How to choose a GPS antenna?

In today’s digital age, location-based services play a vital role in industries ranging from logistics and fleet management to agriculture, security, and consumer electronics. At the center of these systems is the gps antenna, the component responsible for capturing satellite signals and enabling accurate navigation. With so many models available, buyers often ask: how do I choose the right gps antenna for my application? Selecting the proper antenna ensures reliable performance, precise vehicle tracking, and long-term stability.

The first step in choosing a GPS antenna is to understand the intended application. A fleet management system requires different specifications than a personal navigation device or a drone. Fleet and logistics vehicles need rugged, high-sensitivity antennas with strong reception even in urban or remote areas. Consumer electronics such as dashcams or handheld devices often require compact embedded antennas. Agricultural and construction machinery may benefit from dual-band GNSS antennas that provide centimeter-level precision, while drones and robotics rely on lightweight, multi-constellation antennas for stable flight and autonomous navigation.

Signal sensitivity is another critical factor. The core purpose of a GPS navigation antenna is to capture signals from satellites orbiting the Earth. Weak signals can lead to inaccurate positioning or complete tracking failure. High-sensitivity antennas ensure stable reception in difficult environments such as city centers, tunnels, or heavy forest areas. If your vehicle or device frequently operates in such locations, a high-gain GPS antenna will provide far better accuracy and reliability.

Frequency and constellation support should also be carefully evaluated. Traditional gps antennas operate on the L1 frequency, but modern designs support multiple frequencies such as L2 and L5. Dual-band antennas help correct atmospheric errors and provide greater precision. Many advanced GNSS antennas are compatible not only with GPS but also with GLONASS, Galileo, and BeiDou satellites. Multi-constellation support increases the number of satellites in view, which significantly improves positioning reliability, especially in urban canyons or remote regions where line of sight to satellites may be limited.

The design and placement of the antenna play an important role in performance. A GPS navigation antenna works best when installed with a clear line of sight to the sky. Roof-mounted antennas on vehicles provide the strongest reception, while dashboard or embedded designs may experience interference from the car body or nearby electronics. External antennas are preferred for industrial equipment and trucks, while internal chip antennas are common in portable consumer devices. For temporary installations, magnetic-mount GPS antennas offer flexibility. Correct placement reduces interference and minimizes signal blockage from metal surfaces.
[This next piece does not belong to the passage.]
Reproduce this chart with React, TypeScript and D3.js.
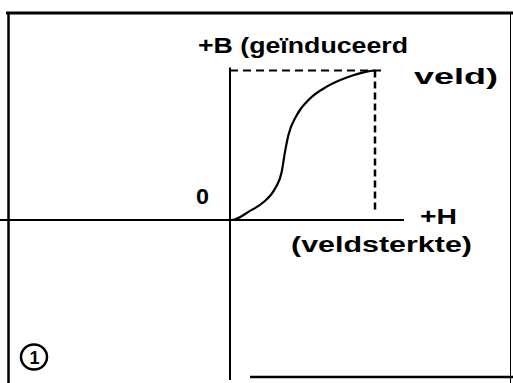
import React from "react";
import * as d3 from "d3";

// Magnetization curve: H (field strength, normalised) vs B (induced field, normalised)
const hValues = [0, 0.012, 0.138, 0.228, 0.31, 0.356, 0.379, 0.402, 0.46, 0.552, 0.667, 0.805, 0.943, 1];
const bValues = [0, 0, 0.061, 0.117, 0.209, 0.319, 0.454, 0.566, 0.701, 0.813, 0.892, 0.953, 0.993, 1];

const axisLabelB = ["+B (geïnduceerd", "veld)"];
const axisLabelH = ["+H", "(veldsterkte)"];
const originLabel = "0";
const figureNumber = "1";

const hExtent = [-1.59, 1.2];
const bExtent = [-1.07, 1.02];

export default function App() {
  const W = 513;
  const H = 383;
  const x = d3.scaleLinear().domain([0, 1]).range([230, 375]);
  const y = d3.scaleLinear().domain([0, 1]).range([220, 70.5]);

  const pts: [number, number][] = hValues.map((h, i) => [h, bValues[i]]);
  const line = d3
    .line<[number, number]>()
    .x((d) => x(d[0]))
    .y((d) => y(d[1]))
    .curve(d3.curveMonotoneX);

  const font = "'Liberation Sans', Arial, Helvetica, sans-serif";
  const textStyle = { fontFamily: font, fontWeight: 700, fontSize: 22, fill: "#000" } as const;

  return (
    <svg
      width={W}
      height={H}
      style={{ position: "absolute", left: 0, top: 0, background: "#fff" }}
    >
      <rect width={W} height={H} fill="#fff" />
      {/* frame */}
      <line x1={6} y1={13} x2={W} y2={13} stroke="#000" strokeWidth={3} />
      <line x1={8.5} y1={12} x2={8.5} y2={H} stroke="#000" strokeWidth={2.5} />
      <line x1={510.5} y1={12} x2={510.5} y2={H} stroke="#000" strokeWidth={1} />
      <line x1={250} y1={377} x2={W} y2={377} stroke="#000" strokeWidth={2.5} />

      {/* axes */}
      <line
        x1={x(hExtent[0])}
        y1={y(0)}
        x2={x(hExtent[1])}
        y2={y(0)}
        stroke="#000"
        strokeWidth={2}
      />
      <line
        x1={x(0)}
        y1={y(bExtent[1])}
        x2={x(0)}
        y2={y(bExtent[0])}
        stroke="#000"
        strokeWidth={2}
      />

      {/* saturation dashed lines */}
      <line
        x1={x(0)}
        y1={y(1)}
        x2={x(1.05)}
        y2={y(1)}
        stroke="#000"
        strokeWidth={2}
        strokeDasharray="8 5"
      />
      <line
        x1={x(1)}
        y1={y(1)}
        x2={x(1)}
        y2={y(0.05)}
        stroke="#000"
        strokeWidth={2.5}
        strokeDasharray="7 4"
      />

      {/* curve */}
      <path d={line(pts) || ""} fill="none" stroke="#000" strokeWidth={2.2} />

      {/* labels */}
      <text x={198} y={53} textLength={210} lengthAdjust="spacingAndGlyphs" style={textStyle}>
        {axisLabelB[0]}
      </text>
      <text x={414} y={84} textLength={84} lengthAdjust="spacingAndGlyphs" style={textStyle}>
        {axisLabelB[1]}
      </text>
      <text x={196} y={204} textLength={13} lengthAdjust="spacingAndGlyphs" style={{ ...textStyle, fontSize: 22 }}>
        {originLabel}
      </text>
      <text x={420} y={224} textLength={37} lengthAdjust="spacingAndGlyphs" style={textStyle}>
        {axisLabelH[0]}
      </text>
      <text x={291} y={252} textLength={181} lengthAdjust="spacingAndGlyphs" style={textStyle}>
        {axisLabelH[1]}
      </text>

      {/* figure number */}
      <ellipse cx={34} cy={357} rx={13} ry={12.5} fill="none" stroke="#000" strokeWidth={2.5} />
      <text x={34.5} y={364} textAnchor="middle" style={{ ...textStyle, fontSize: 18 }}>
        {figureNumber}
      </text>
    </svg>
  );
}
Durability is another key consideration when selecting an antenna for outdoor or mobile use. Many GPS Navigation Antennas navigation antennas are designed with rugged housings and waterproof ratings such as IP65 or IP67 to withstand rain and dust. Vibration resistance and shock-proof construction are especially important for vehicles, heavy machinery, and drones. Wide operating temperature ranges allow antennas to function reliably in extreme climates. A durable design ensures a longer service life and reduces the risks of downtime due to equipment failure.

Modern applications often require not only accurate positioning but also real-time data transmission. For this reason, many manufacturers offer combination GPS antennas with LTE antennas in a single unit. These integrated designs allow for both precise navigation and stable connectivity, which is essential for telematics, fleet tracking, and IoT systems. Choosing a GPS antenna with LTE support simplifies installation, saves space, and ensures seamless communication between the tracking device and cloud platforms.

Compatibility with connectors and cables is another detail that should not be overlooked. Different devices may require SMA, MCX, or FAKRA connectors. Cable length affects performance as well; overly long cables can weaken signals, while short cables may limit installation options. Always check that the GPS navigation antenna you select matches the connector type and cable specifications of your device.

While budget is often an important factor, buyers should balance cost with performance. The cheapest antenna may not provide the level of tracking accuracy required for professional applications. Investing in high-quality GNSS antennas with dual-band and multi-constellation support may involve a higher initial cost, but the long-term benefits include reliable operation, reduced maintenance, and enhanced accuracy.

In conclusion, choosing the right GPS antenna is not a one-size-fits-all decision. The ideal antenna depends on your application, operating environment, required accuracy, and durability needs. By considering sensitivity, frequency support, placement, ruggedness, and potential LTE integration, you can ensure that your GPS navigation antenna delivers the performance your project demands. Whether you are managing a fleet of vehicles, designing consumer electronics, or building IoT tracking solutions, the antenna remains the foundation of accuracy. A carefully chosen GPS antenna improves vehicle tracking, enhances safety, and supports the growing demands of connected mobility.